The Pound Sterling is at a make or a break near the downward-sloping border of the Descending Triangle pattern formed on a daily time frame, placed from December 28 high at 1.2827. A decisive break above the same could result in a sharp upside move. The horizontal support of the aforementioned chart pattern is plotted from December 13 low near 1.2500.

Usually, a Descending Triangle pattern exhibits indecisiveness among market participants, but it has a slight downside bias due to lower highs and flat lows.
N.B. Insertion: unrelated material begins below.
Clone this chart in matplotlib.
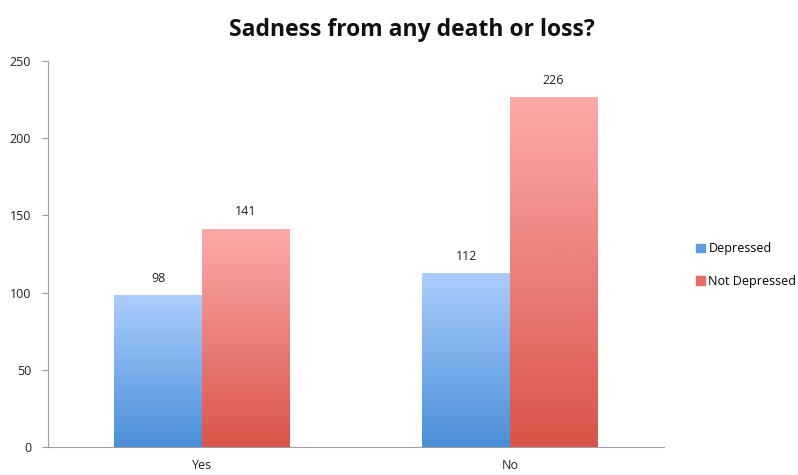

The 14-period Relative Strength Index (RSI) oscillates inside the 40.00-60.00 range, indicating a sharp volatility contraction.

Pound Sterling FAQs

What is the Pound Sterling?

The Pound Sterling (GBP) is the oldest currency in the world (886 AD) and the official currency of the United Kingdom. It is the fourth most traded unit for foreign exchange (FX) in the world, accounting for 12% of all transactions, averaging $630 billion a day, according to 2022 data.
Its key trading pairs are GBP/USD, aka ‘Cable’, which accounts for 11% of FX, GBP/JPY, or the ‘Dragon’ as it is known by traders (3%), and EUR/GBP (2%). The Pound Sterling is issued by the Bank of England (BoE).

How do the decisions of the Bank of England impact on the Pound Sterling?

The single most important factor influencing the value of the Pound Sterling is monetary policy decided by the Bank of England. The BoE bases its decisions on whether it has achieved its primary goal of “price stability” – a steady inflation rate of around 2%. Its primary tool for achieving this is the adjustment of interest rates.
When inflation is too high, the BoE will try to rein it in by raising interest rates, making it more expensive for people and businesses to access credit. This is generally positive for GBP, as higher interest rates make the UK a more attractive place for global investors to park their money.
When inflation falls too low it is a sign economic growth is slowing. In this scenario, the BoE will consider lowering interest rates to cheapen credit so businesses will borrow more to invest in growth-generating projects.

How does economic data influence the value of the Pound?

Data releases gauge the health of the economy and can impact the value of the Pound Sterling. Indicators such as GDP, Manufacturing and Services PMIs, and employment can all influence the direction of the GBP.
A strong economy is good for Sterling. Not only does it attract more foreign investment but it may encourage the BoE to put up interest rates, which will directly strengthen GBP. Otherwise, if economic data is weak, the Pound Sterling is likely to fall.

How does the Trade Balance impact the Pound?

Another significant data release for the Pound Sterling is the Trade Balance. This indicator measures the difference between what a country earns from its exports and what it spends on imports over a given period.
If a country produces highly sought-after exports, its currency will benefit purely from the extra demand created from foreign buyers seeking to purchase these goods. Therefore, a positive net Trade Balance strengthens a currency and vice versa for a negative balance.